Nos blogues de viagens e todos os guias que li, o pavilhão dourado era mencionado. No entanto, umas vezes mais efusivamente do que outras e, talvez por isso, misturando o meu cansaço por templos e a distância a que estávamos, hesitei na visita. Mas as viagens são para isso mesmo, certo? Ir, ver e viver. Em menos de cinco minutos estavamos decididos. Lá seguimos, em busca do ouro.
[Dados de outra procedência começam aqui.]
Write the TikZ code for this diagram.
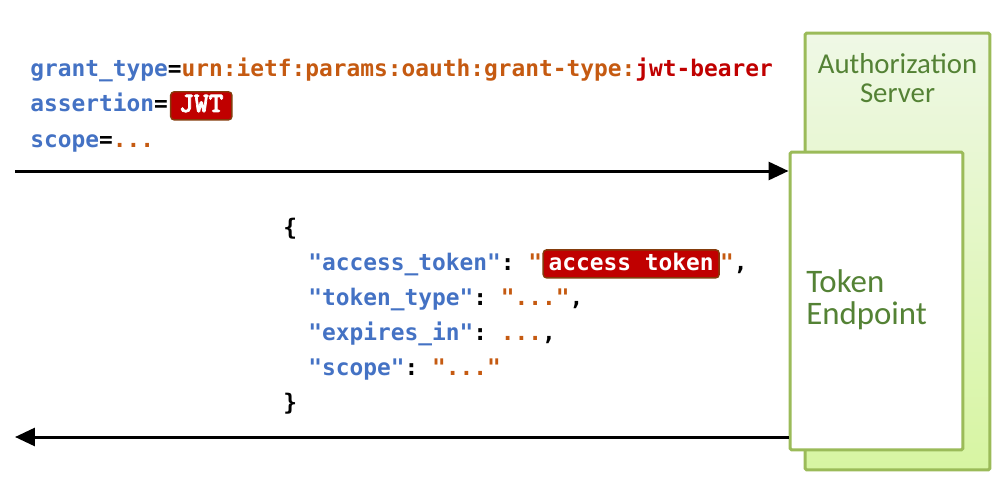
\documentclass[tikz,border=0pt]{standalone}
\usepackage{fontspec}
\setmonofont{DejaVu Sans Mono}
\newfontfamily\labelfont{Carlito}
\newfontfamily\badgefont{lmmonolt10-bold.otf}[FakeBold=2.5]
\usetikzlibrary{arrows.meta,positioning}

\definecolor{keyblue}{HTML}{4472C4}
\definecolor{valorange}{HTML}{C55A11}
\definecolor{valred}{HTML}{C00000}
\definecolor{badgeborder}{HTML}{843C0C}
\definecolor{boxgreen}{HTML}{9BBB59}
\definecolor{labelgreen}{HTML}{548235}
\definecolor{servertop}{HTML}{EFF8E6}
\definecolor{serverbottom}{HTML}{D7F5A2}

\tikzset{
    code/.style = {inner sep=0pt, anchor=base west, font=\fontsize{13}{15}\selectfont\ttfamily\bfseries},
    badge/.style = {code, fill=valred, draw=badgeborder, line width=0.8pt, rounded corners=2pt,
        text=white, inner xsep=0.11cm, text height=9.5pt, text depth=2.5pt, inner ysep=2pt},
    box/.style = {draw=boxgreen, line width=0.06cm, rounded corners=1pt},
    msg/.style = {line width=0.06cm, -{Triangle[length=0.4cm,width=0.36cm]}},
}

\begin{document}
\begin{tikzpicture}[x=0.02cm, y=-0.02cm]
    \useasboundingbox (0,0) rectangle (1000,483);

    % authorization server with its token endpoint
    \node[box, top color=servertop, bottom color=serverbottom, minimum width=3.7cm, minimum height=8.74cm] (server) at (897.5,251.5) {};
    \node[text=labelgreen, align=center, font=\fontsize{16.4}{16.6}\selectfont\labelfont] (serverlabel) at (897.5,78) {Authorization\\Server};
    \node[box, fill=white, minimum width=3.46cm, minimum height=5.96cm] (endpoint) at (876.5,301) {};
    \node[text=labelgreen, align=left, inner sep=0pt, anchor=west, font=\fontsize{18.7}{18.4}\selectfont\labelfont] (endpointlabel) at (806,300) {Token\\Endpoint};

    % token request
    \node[code] (grant) at (30,77) {\textcolor{keyblue}{grant\_type}=\textcolor{valorange}{urn:ietf:params:oauth:grant-type:}\textcolor{valred}{jwt-bearer}};
    \node[code] (assertion) at (30,112) {\textcolor{keyblue}{assertion}=};
    \node[badge, font=\fontsize{16}{16}\selectfont\badgefont, inner xsep=0.17cm] (jwt) at ([xshift=1pt]assertion.base east) {JWT};
    \node[code] (scope) at (30,147) {\textcolor{keyblue}{scope}=\textcolor{valorange}{...}};

    \coordinate (reqline) at (15,171);
    \draw[msg] (reqline) -- (reqline -| endpoint.west);

    % token response
    \node[code] (open) at (283,235) {\{};
    \node[code] (at) at (308,270) {\textcolor{keyblue}{"access\_token"}: \textcolor{valorange}{"}};
    \node[badge] (atbadge) at (at.base east) {access token};
    \node[code] (atend) at (atbadge.base east) {\textcolor{valorange}{"},};
    \node[code] (tt) at (308,305) {\textcolor{keyblue}{"token\_type"}: \textcolor{valorange}{"..."},};
    \node[code] (exp) at (308,340) {\textcolor{keyblue}{"expires\_in"}: \textcolor{valorange}{...},};
    \node[code] (sc) at (308,375) {\textcolor{keyblue}{"scope"}: \textcolor{valorange}{"..."}};
    \node[code] (close) at (283,410) {\}};

    \coordinate (respline) at (15,437);
    \draw[msg] (respline -| endpoint.west) -- (respline);
\end{tikzpicture}
\end{document}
A viagem demorou mais do que estavamos à espera e ao chegar aos portões que guardam todo o parque o segurança fez questão de nos avisar: “acho que já não conseguem comprar bilhete”. Tínhamos percorrido a cidade toda, combatemos a nossa procrastinação, não podíamos não ter bilhete. Corremos como a Phoebe corre naquele dia em que vai ao parque com a Rachel. De forma desengonçada. Pernas para um lado, braços para o outro e, finalmente, quase sem ar erguemos vitoriosos os nossos bilhetes. Depois de rir muito, olhei para o Pedro e disse:
“Espero que valha a pena”
E valeu. Cada corrida, cada esforço e cada sensação de contra relógio que vivi não naquele momento, mas em toda a minha vida. Valeu tudo por aquela imagem que guardarei para sempre em mim. Os poucos raios solares do final de dia iluminavam o pavilhão tornando-o ainda mais extraordinário. O ruído muito provável nas ruas japonesas ficou completamente abafado. Foi como se entrássemos numa bolha de silêncio, de paz e de profunda sintonia com o nosso interior. Foi o momento mágico do dia vivido a dois. Dois que davam as mãos perante uma beleza quase sagrada. Uma beleza que nos deixou sem palavras. E a sensação não era só nossa. Aquele grupo de turistas que ali estava a partilhar o momento connosco transbordava contemplação. Senti-me emocionada. Percorri o parque entre suspiros e frases incompletas. “Fogo, ainda bem que…tão bonito…não tenho palavras”
Quis saber mais sobre a história daquele pagode . Soube-lhe destruições completas entre guerras e um fogo posto. Ardeu por completo, para se erguer ainda mais bonito. Ainda mais perfeito. Tal como nós, humanos, que nos sujamos nas quedas. Quedas que nos fazem rebolar na lama, gatinhar na terra. Lutas que depois de vencidas nos tornam mais belos, por sermos mais fortes e mais tolerantes.
Voltei a olhar os bonsais de muitos quinhentos anos. Quioto trouxe-me a percepção perfeita da sintonia com o mundo. Voltei a olhar o espaço no seu todo, olhei o grupo de chineses mais ao fundo que se mantinha em silêncio – e olhem que não é fácil -, olhei para o bilhete que ainda segurava numa mão gelada pelas baixas temperaturas e senti-me a pessoa mais feliz do mundo.